T – 4 days until V’s wedding, and I’m a bit apprehensive about the event. My friend told me that she was getting married back in early July, but no invite to the wedding was to follow. Indeed, just two weeks ago she kindly informed me that she would be very happy if I could “come to the church and see the ceremony,” the obvious implication being that I’m not invited to the reception.
I’m so unpracticed in these things. This Saturday’s wedding will only be the 2nd wedding in my life that I’ve ever attended (unless you count my old babysitter’s wedding, which I attended in the year 1992), and frankly, seeing my contemporaries walk down the aisle is simply mind-boggling to me. Marriage for me seems so distant, so abstract – V’s wedding seems about as real to me as a wedding from a Julia Roberts movie (not a completely unrelated comparison by the way – I believe that Julia Roberts and her numerous cinematic marriages to the perfect man are personally responsible for creating all of these mad wedding dashes that I see around me). I’m happy for my friends who are happy about getting married, but I wonder what it’s all for. What does a marriage title bring to a person that a fulfilling relationship shouldn’t already provide? What’s the advantage? I think that marriage really only has a symbolic significance; I also think that so many people want it because society tells us that we should want it – on those grounds I have a hard time getting behind the concept.

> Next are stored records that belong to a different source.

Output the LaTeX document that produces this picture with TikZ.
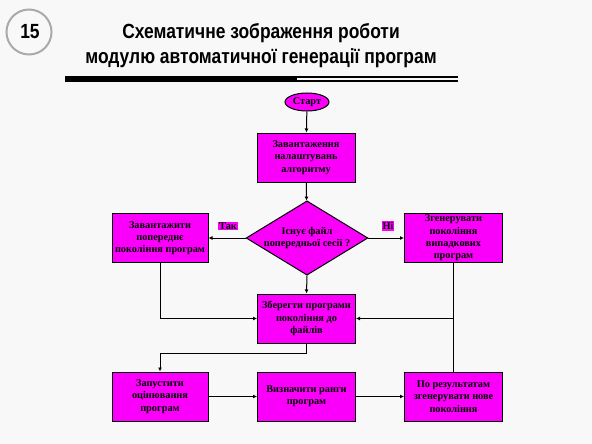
\documentclass[tikz,border=0pt]{standalone}
\usepackage{fontspec}
\setmainfont{Liberation Serif}
\newfontfamily\titlefont[FakeStretch=0.85]{Liberation Sans}
\usetikzlibrary{arrows.meta,shapes.geometric,positioning}
\definecolor{boxmagenta}{RGB}{250,0,250}
\definecolor{slidebg}{RGB}{248,248,248}
\definecolor{ringgray}{RGB}{170,170,170}

\tikzset{
  stepbox/.style={draw=black,line width=1pt,fill=boxmagenta,inner sep=0pt,
    minimum width=98pt,minimum height=49pt,align=center,
    font=\fontsize{10.3}{12.3}\selectfont\bfseries},
  startbox/.style={ellipse,draw=black,line width=1pt,fill=boxmagenta,inner sep=0pt,
    minimum width=44pt,minimum height=18pt,font=\fontsize{10.3}{11}\selectfont\bfseries},
  askbox/.style={diamond,draw=black,line width=1pt,fill=boxmagenta,inner sep=0pt,
    minimum width=120pt,minimum height=73pt,align=center,aspect=1.64,
    font=\fontsize{10.3}{12.3}\selectfont\bfseries},
  answer/.style={fill=boxmagenta,inner sep=1pt,font=\fontsize{10.3}{11}\selectfont\bfseries},
  flow/.style={line width=1pt,-{Latex[length=4pt,width=4pt]}},
  link/.style={line width=1pt}
}

\begin{document}
\begin{tikzpicture}[x=1pt,y=-1pt]

%% -- slide background and heading ------------------------------------------
\fill[slidebg] (0,0) rectangle (592,444);
\useasboundingbox (0,0) rectangle (592,444);
\draw[ringgray,line width=2pt] (29,32) circle (22.5);
\node (num) at (30,32) {\titlefont\fontsize{20.5}{20.5}\selectfont\bfseries 15};
\node[align=center,font=\titlefont\fontsize{20.5}{25}\selectfont\bfseries] (title) at (261,46)
  {Схематичне зображення роботи\\модулю автоматичної генерації програм};
\fill[black] (65,76.5) rectangle (297,82);
\fill[black] (297,76.5) rectangle (458,78);
\fill[black] (297,80.5) rectangle (458,82);

%% -- flowchart nodes ---------------------------------------------------------
\node[startbox] (start) at (307,102) {Старт};
\node[stepbox] (load) at (306,157.5) {Завантаження\\налаштувань\\алгоритму};
\node[askbox] (exists) at (307,238) {Існує файл\\попередньої сесії ?};
\node[stepbox,minimum width=96pt] (prev) at (160,238)
  {Завантажити\\попереднє\\покоління програм};
\node[stepbox] (rand) at (453.5,238)
  {Згенерувати\\покоління\\випадкових\\програм};
\node[stepbox] (save) at (306.5,318.5) {Зберегти програми\\покоління до\\файлів};
\node[stepbox,minimum width=96pt] (eval) at (160,396.5) {Запустити\\оцінювання\\програм};
\node[stepbox] (rank) at (306.5,396.5) {Визначити ранги\\програм};
\node[stepbox] (next) at (453.5,396.5) {По результатам\\згенерувати нове\\покоління};

%% -- answers -----------------------------------------------------------------
\node[answer] (yes) at (228,226) {Так};
\node[answer] (no) at (388,226) {Ні};

%% -- connectors --------------------------------------------------------------
\draw[flow] (start) -- (load);
\draw[flow] (load) -- (exists);
\draw[flow] (exists.west) -- (prev.east);
\draw[flow] (exists.east) -- (rand.west);
\draw[flow] (exists.south) -- (save.north);
\draw[flow] (prev.south) |- (save.west);
\draw[flow] (rand.south) |- (save.east);
\draw[link] (next.north) -- (next.north |- save.east);
\draw[flow] (save.south) -- ++(0,10) -| (eval.north);
\draw[flow] (eval) -- (rank);
\draw[flow] (rank) -- (next);

\end{tikzpicture}
\end{document}
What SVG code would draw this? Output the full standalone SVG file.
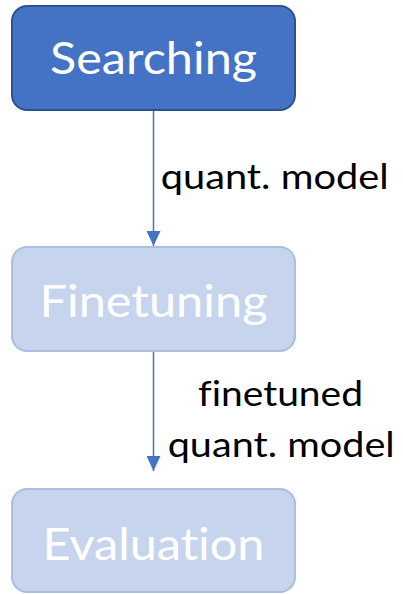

So, I’m not thrilled to go to this wedding and I’m aware that my presence probably doesn’t matter much to the bride. I’m quite sad that V and I are no longer very good friends (or that we never became really good friends), as the missing invite attests. When I met this girl she had only just met the man she is about to marry – it was 4 years ago, and over those years we spent a lot of time together. I have a million acquaintances in Italy, but no truly close friends, not like my high school and college friends. Creating non-romantic bonds with people in Italy is something that has not come easily to me over the years: this is a sad fact, one that I’ve been aware of for quite some time but that I don’t fully know how to explain.